Однако в этих работах, а также в ряде других исследований, констатирующих уникальную интертекстуальную проницаемость ерофеевского произведения, внимание, как правило, обращается именно на адрес отсылки и возникающие в связи с этим ассоциативные связи. Нас же стихотворная цитата будет интересовать прежде всего как агент стиховой культуры в прозаическом тексте, способный — при определенной плотности — влиять на сам абсолютно прозаический статус текста — как это происходит, например, с известным эссе А. Терца «Прогулки с Пушкиным», насыщенность которого пушкинскими и иными стихотворными цитатами превращает этого произведение в прозиметрическую композицию.[96]

В ерофеевской «поэме» этого не происходит, однако активная цитация одних стихотворных текстов и постоянная отсылка к другим создает стиховой фон, благодаря которому в «поэме» так отчетливо «слышны» и собственные ерофеевские «случайные метры», кажущиеся в этом контексте цитатами из русской поэзии «вообще». С ними мы сталкиваемся уже в самом начале повествования: «Ото всех я слышал про него…» (пятистопный хорей — Х 5[97]); «Сколько раз уже (тысячу раз) (Х 5) // напившись или с похмелюги…» (Я 4); «Вы, конечно, спросите: а дальше, / Веничка, а дальше — что ты пил? (Х 5, 2 строки) Да я и сам путем не знаю, что я пил (Я 5)»; «Но ведь не мог я пересечь / Садовое кольцо…» (Я 4+3): «Обидно мне теперь почти до слез» (Я 5) и т. д.
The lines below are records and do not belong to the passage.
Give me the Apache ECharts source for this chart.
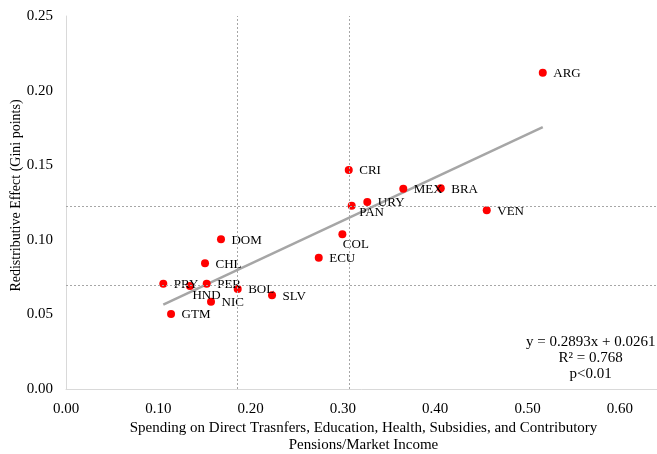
<!DOCTYPE html>
<html>
<head>
<meta charset="utf-8">
<script src="https://cdn.jsdelivr.net/npm/echarts@6/dist/echarts.min.js"></script>
<style>html,body{margin:0;padding:0;background:#fff;}#c{width:657px;height:454px;}</style>
</head>
<body>
<div id="c"></div>
<script>
var countries = ['ARG','CRI','MEX','BRA','URY','PAN','VEN','COL','ECU','DOM','CHL','PRY','HND','PER','BOL','SLV','NIC','GTM'];
var spending  = [0.5165,0.3063,0.3654,0.4060,0.3264,0.3095,0.4558,0.2994,0.2738,0.1679,0.1506,0.1054,0.1343,0.1524,0.1860,0.2232,0.1571,0.1138];
var effect    = [0.2120,0.1468,0.1342,0.1345,0.1253,0.1229,0.1198,0.1037,0.0880,0.1003,0.0842,0.0706,0.0690,0.0706,0.0670,0.0628,0.0585,0.0503];
var refX = [0.186, 0.3066];
var refY = [0.0697, 0.1227];
var slope = 0.2893, intercept = 0.0261;
var xTicks = [0, 0.1, 0.2, 0.3, 0.4, 0.5, 0.6];
var yTicks = [0, 0.05, 0.1, 0.15, 0.2, 0.25];
var eqLines = ['y = 0.2893x + 0.0261', 'R² = 0.768', 'p<0.01'];
var xTitle = 'Spending on Direct Trasnfers, Education, Health, Subsidies, and Contributory\nPensions/Market Income';
var yTitle = 'Redistributive Effect (Gini points)';

var labelOffsets = { HND: [-8, 10], COL: [-10, 10], PAN: [-3, 7] };
var FONT = 'Liberation Serif';

var pts = countries.map(function (c, i) {
  var off = labelOffsets[c] || [0, 1];
  return { name: c, value: [spending[i], effect[i]], label: { offset: off } };
});
var xmin = Math.min.apply(null, spending), xmax = Math.max.apply(null, spending);
var trend = [[xmin, slope * xmin + intercept], [xmax, slope * xmax + intercept]];

var refLineStyle = { color: '#A6A6A6', width: 1, type: [2, 2] };
var markData = refX.map(function (v) { return { xAxis: v }; })
  .concat(refY.map(function (v) { return { yAxis: v }; }));

var chart = echarts.init(document.getElementById('c'), null, { renderer: 'canvas' });
chart.setOption({
  animation: false,
  backgroundColor: '#fff',
  textStyle: { fontFamily: FONT },
  grid: { left: 66, right: -9, top: 16, bottom: 65, containLabel: false, outerBoundsMode: 'none' },
  xAxis: {
    type: 'value', min: 0, max: 0.65, interval: 0.1,
    axisLine: { lineStyle: { color: '#D9D9D9', width: 1 } },
    axisTick: { show: false },
    splitLine: { show: false },
    axisLabel: {
      color: '#000', fontSize: 15, fontFamily: FONT, margin: 13, showMaxLabel: false,
      formatter: function (v) { return xTicks.some(function (t) { return Math.abs(t - v) < 1e-9; }) ? v.toFixed(2) : ''; }
    },
    name: xTitle, nameLocation: 'middle', nameGap: 31, nameMoveOverlap: false,
    nameTextStyle: { color: '#000', fontSize: 15, fontFamily: FONT, lineHeight: 17, padding: [0, 5, 0, 0] }
  },
  yAxis: {
    type: 'value', min: 0, max: 0.25, interval: 0.05,
    axisLine: { show: true, lineStyle: { color: '#D9D9D9', width: 1 } },
    axisTick: { show: false },
    splitLine: { show: false },
    axisLabel: {
      color: '#000', fontSize: 15, fontFamily: FONT, margin: 13,
      formatter: function (v) { return yTicks.some(function (t) { return Math.abs(t - v) < 1e-9; }) ? v.toFixed(2) : ''; }
    },
    name: yTitle, nameLocation: 'middle', nameGap: 43, nameMoveOverlap: false,
    nameTextStyle: { color: '#000', fontSize: 14, fontFamily: FONT, padding: [0, 0, 0, 14] }
  },
  series: [
    {
      type: 'line', data: trend, symbol: 'none', silent: true,
      lineStyle: { color: '#A6A6A6', width: 2.5 },
      z: 2,
      markLine: {
        silent: true, symbol: 'none', precision: 6, label: { show: false },
        lineStyle: refLineStyle, data: markData
      }
    },
    {
      type: 'scatter', data: pts, symbol: 'circle', symbolSize: 8,
      itemStyle: { color: '#FF0000', opacity: 1 }, z: 3,
      label: {
        show: true, position: 'right', distance: 6.5,
        formatter: function (p) { return p.name; },
        color: '#000', fontSize: 13, fontFamily: FONT
      }
    }
  ],
  graphic: eqLines.map(function (t, i) {
    return {
      type: 'text', x: 590.7, y: 342 + i * 16,
      style: { text: t, fill: '#000', font: '15px "' + FONT + '"', textAlign: 'center', textVerticalAlign: 'middle' }
    };
  })
});
</script>
</body>
</html>
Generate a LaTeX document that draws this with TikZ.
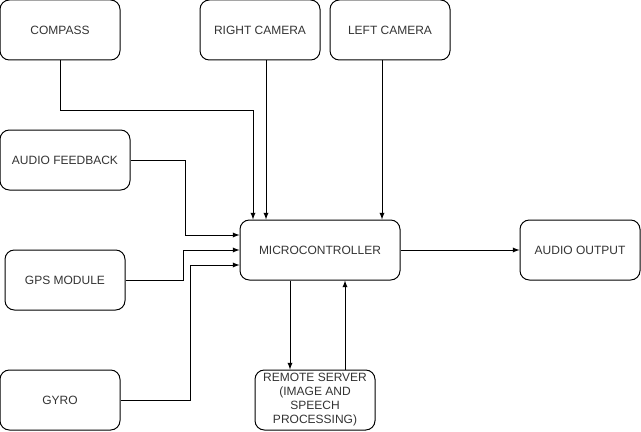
\documentclass[tikz,border=0pt]{standalone}
\usepackage{fontspec}
\setmainfont{Liberation Sans}
\usetikzlibrary{positioning}
\definecolor{txtgray}{HTML}{333333}

\tikzset{
    block/.style={draw, rounded corners=7pt, minimum width=90pt, minimum height=45pt,
        align=center, inner sep=2pt, text=txtgray, font=\fontsize{9}{10.5}\selectfont},
    arr/.style={>=latex, ->}
}

\begin{document}
\begin{tikzpicture}[x=0.75pt, y=-0.75pt, line width=0.75pt]

\useasboundingbox (0,0) rectangle (641,431);

% inputs along the top
\node [block] (compass) at (60,30) {COMPASS};
\node [block] (rcam) at (260,30) {RIGHT CAMERA};
\node [block] (lcam) at (390,30) {LEFT CAMERA};

% inputs on the left
\node [block, minimum width=97.5pt] (afb) at (65,160) {AUDIO FEEDBACK};
\node [block] (gps) at (65,280) {GPS MODULE};
\node [block] (gyro) at (60,400) {GYRO};

\node [block, minimum width=120pt] (mc) at (320,250) {MICROCONTROLLER};
\node [block] (aout) at (580,250) {AUDIO OUTPUT};
\node [block] (remote) at (315,400) {REMOTE SERVER\\(IMAGE AND\\SPEECH\\PROCESSING)};

\draw [arr] (compass.south) -- ++(0,50) -| ([shift={(-67,0)}]mc.north);
\draw [arr] ([shift={(6,0)}]rcam.south) -- ([shift={(-54,0)}]mc.north);
\draw [arr] ([shift={(-8,0)}]lcam.south) -- ([shift={(62,0)}]mc.north);

\draw [arr] (afb.east) -- ++(55,0) |- ([shift={(0,-15)}]mc.west);
\draw [arr] (gps.east) -- ++(58,0) |- (mc.west);
\draw [arr] (gyro.east) -- ++(70,0) |- ([shift={(0,15)}]mc.west);

\draw [arr] ([shift={(-30,0)}]mc.south) -- ([shift={(-25,0)}]remote.north);
\draw [arr] ([shift={(30,0)}]remote.north) -- ([shift={(25,0)}]mc.south);
\draw [arr] (mc) -- (aout);

\end{tikzpicture}
\end{document}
Нетрудно заметить, что все приведенные выше примеры имеют двусложную структуру. Решительное преобладание в метрическом репертуаре «поэмы» случайных строк двухсложных размеров свидетельствует о том, что Ерофеев, как и многие другие русские прозаики ХХ века, сознательно или бессознательно противостоит стратегии тотальной метризации, разработанной в прозе А. Белого, использовавшего, как известно, только трехсложные метры.

Это противопоставление, как известно, было начато уже Добычиным, Пастернаком и Замятиным, отдававшим в своей прозе явное предпочтение «случайным метрам» на двухсложной основе,[98] позволяющим — в силу разрешенности пропусков ударения — создавать более свободные и менее монотонные аналоги силлабо-тонических строк.